I am determined to ensure that a culture of respect and effective protection exists in Save the Children – both at home and in our programmes. Over the past couple of years, we have greatly strengthened our internal procedures. Today,

  • All Save the Children staff members, regardless of where they work, must declare that they will adhere to our child safeguarding policy and sign our code of conduct – both of which are championed by senior staff across the organisation. All staff members must complete mandatory child safeguarding training (which must be refreshed after two years). And all employees are subject to a criminal records background check (which must be refreshed after three years).
  • We also run a 24-hour Integrity Line for staff members who wish to report any safeguarding concerns anonymously. This is hosted by Crimestoppers, and we maintain a team of Child Safeguarding Focal Points to handle concerns. Focal Points are trained by the NSPCC, and receive internal case supervision before starting work. Our whistleblowing policy also gives staff members direct access to a designated member of the Board of Trustees.
  • All staff members must undertake mandatory Respect in the Workplace training, and we run gender equality training that is supplemented by an active network of gender equality champions.
  • We carry out regular, proactive work with the children and communities we work with on safeguarding and how to report any violations. We have put in place sector-leading guidelines about the management of images and media content. All of this is overseen by our dedicated child safeguarding team.

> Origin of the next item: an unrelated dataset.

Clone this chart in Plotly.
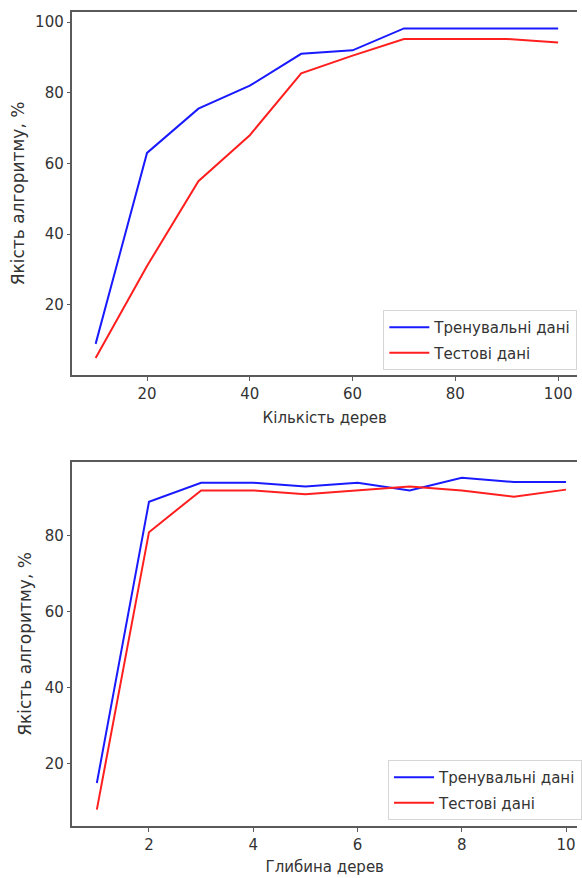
import plotly.graph_objects as go

# ---- data ----
trees_x = [10, 20, 30, 40, 50, 60, 70, 80, 90, 100]
trees_train = [9, 63, 75.5, 82, 91, 92, 98.2, 98.2, 98.2, 98.2]
trees_test = [5, 31, 55, 68, 85.5, 90.5, 95.2, 95.2, 95.2, 94.2]

depth_x = [1, 2, 3, 4, 5, 6, 7, 8, 9, 10]
depth_train = [15, 89, 94, 94, 93, 94, 92, 95.3, 94.2, 94.2]
depth_test = [8, 81, 92, 92, 91, 92, 93, 92, 90.3, 92.2]

top_xticks = [20, 40, 60, 80, 100]
top_yticks = [20, 40, 60, 80, 100]
bot_xticks = [2, 4, 6, 8, 10]
bot_yticks = [20, 40, 60, 80]

name_train = "Тренувальні дані"
name_test = "Тестові дані"
ylabel = "Якість алгоритму, %"
xlabel_top = "Кількість дерев"
xlabel_bot = "Глибина дерев"

W, H = 582, 878
FONT = "DejaVu Sans"
TXT = "#333333"
BLUE = "#1a1aff"
RED = "#ff1f1f"
SPINE = "#5a5a5a"

fig = go.Figure()
fig.add_trace(go.Scatter(x=trees_x, y=trees_train, mode="lines", name=name_train, legendgroup="a",
                         line=dict(color=BLUE, width=2), xaxis="x", yaxis="y", legend="legend"))
fig.add_trace(go.Scatter(x=trees_x, y=trees_test, mode="lines", name=name_test, legendgroup="b",
                         line=dict(color=RED, width=2), xaxis="x", yaxis="y", legend="legend"))
fig.add_trace(go.Scatter(x=depth_x, y=depth_train, mode="lines", name=name_train, legendgroup="c",
                         line=dict(color=BLUE, width=2), xaxis="x2", yaxis="y2", legend="legend2"))
fig.add_trace(go.Scatter(x=depth_x, y=depth_test, mode="lines", name=name_test, legendgroup="d",
                         line=dict(color=RED, width=2), xaxis="x2", yaxis="y2", legend="legend2"))

def px_x(p):
    return p / W

def px_y(p):
    return 1 - p / H

axis_common = dict(showgrid=False, zeroline=False, showline=True, linecolor=SPINE, linewidth=1.5,
                   ticks="outside", ticklen=4, tickwidth=1, tickcolor=SPINE,
                   tickfont=dict(family=FONT, size=15, color=TXT))

xdom = [px_x(73), px_x(581)]
xt_font = dict(family=FONT, size=15, color=TXT)
yt_font = dict(family=FONT, size=17, color=TXT)

legend_common = dict(xanchor="left", yanchor="top", bgcolor="white", bordercolor="#d6d6d6",
                     borderwidth=1, font=dict(family=FONT, size=15, color=TXT),
                     traceorder="grouped", tracegroupgap=3, itemwidth=40)

fig.update_layout(
    width=W, height=H,
    margin=dict(l=0, r=0, t=0, b=0),
    paper_bgcolor="white", plot_bgcolor="white",
    font=dict(family=FONT, size=15, color=TXT),
    xaxis=dict(domain=xdom, anchor="y", range=[5.5, 103.67], tickvals=top_xticks, mirror=True,
               title=dict(text=xlabel_top, font=xt_font, standoff=11), **axis_common),
    yaxis=dict(domain=[px_y(375), px_y(12)], anchor="x", range=[0.2, 102.83], tickvals=top_yticks,
               title=dict(text=ylabel, font=yt_font, standoff=6), **axis_common),
    xaxis2=dict(domain=xdom, anchor="y2", range=[0.533, 10.21], tickvals=bot_xticks, mirror=True,
                title=dict(text=xlabel_bot, font=xt_font, standoff=9), **axis_common),
    yaxis2=dict(domain=[px_y(826), px_y(462)], anchor="x2", range=[3.68, 99.47], tickvals=bot_yticks,
                title=dict(text=ylabel, font=yt_font, standoff=9), **axis_common),
    legend=dict(x=px_x(386), y=px_y(310), **legend_common),
    legend2=dict(x=px_x(391), y=px_y(760), **legend_common),
    showlegend=True,
)

fig.write_html("out.html", config={"displayModeBar": False},
               post_script="document.body.style.margin='0';document.body.style.overflow='hidden';")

However, more must be done to ensure that not only are these standards replicated, but that we work together to root out the abuse of power. Yesterday, I wrote to the Secretary of State for International Development, Penny Mordaunt setting out how Save the Children would like to support the Department for International Development (DFID) – and our colleagues across the sector – to ensure the children and vulnerable people in our care are safe.

These proposals include:

  • The creation of a Global Centre of Excellence for Child Safeguarding in Emergencies. This Centre would create rapidly deployable response teams, with the expertise needed to respond to warning signs of sexual exploitation and other forms of abuse. It would bring together the best research institutes, NGOs and DFID to tackle this problem.
  • The introduction of mandatory humanitarian passports, which would ensure humanitarian workers are able to deploy rapidly but only if they carry all the necessary safeguarding accreditations. This system would prevent the deployment of those who had previously been reported to authorities.
  • A new effort to ensure that Interpol strengthen the global criminal records checking system – this could be much more effective, and we hope the UK Government will lead the charge to ensure it is improved.
  • New regulatory standards that ensure all humanitarian agencies have a legal obligation to report any dismissals.

As an organisation, and as a sector, we have a moral responsibility to protect the vulnerable children and adults we come into contact with through our programmes. We also have a responsibility to the UK public and to our donors to ensure that we meet the highest standards, not just in financial reporting, but in the behaviour we expect of our staff.

As Penny Mordaunt said on the BBC’s Andrew Marr programme over the weekend, the humanitarian sector, and the UK NGOs within it, are overwhelmingly staffed by committed professionals, who have dedicated their lives to helping the most vulnerable and to challenging the imbalance of power between peoples, nations and genders. At Save the Children, we are still reeling from the death of our colleagues in Afghanistan – four young men who were educating women and girls in one of the toughest places on earth.

I am so proud that I work for an organisation that is first on the scene in times of crisis, and that is prepared to take such enormous risks to help those in need. It is thanks in large part of the generosity of UK Aid and the British public that we are able to do so. I hope from the bottom of my heart that, by strengthening our resolve and binding us together, this weekend’s revelations will ensure transformational change.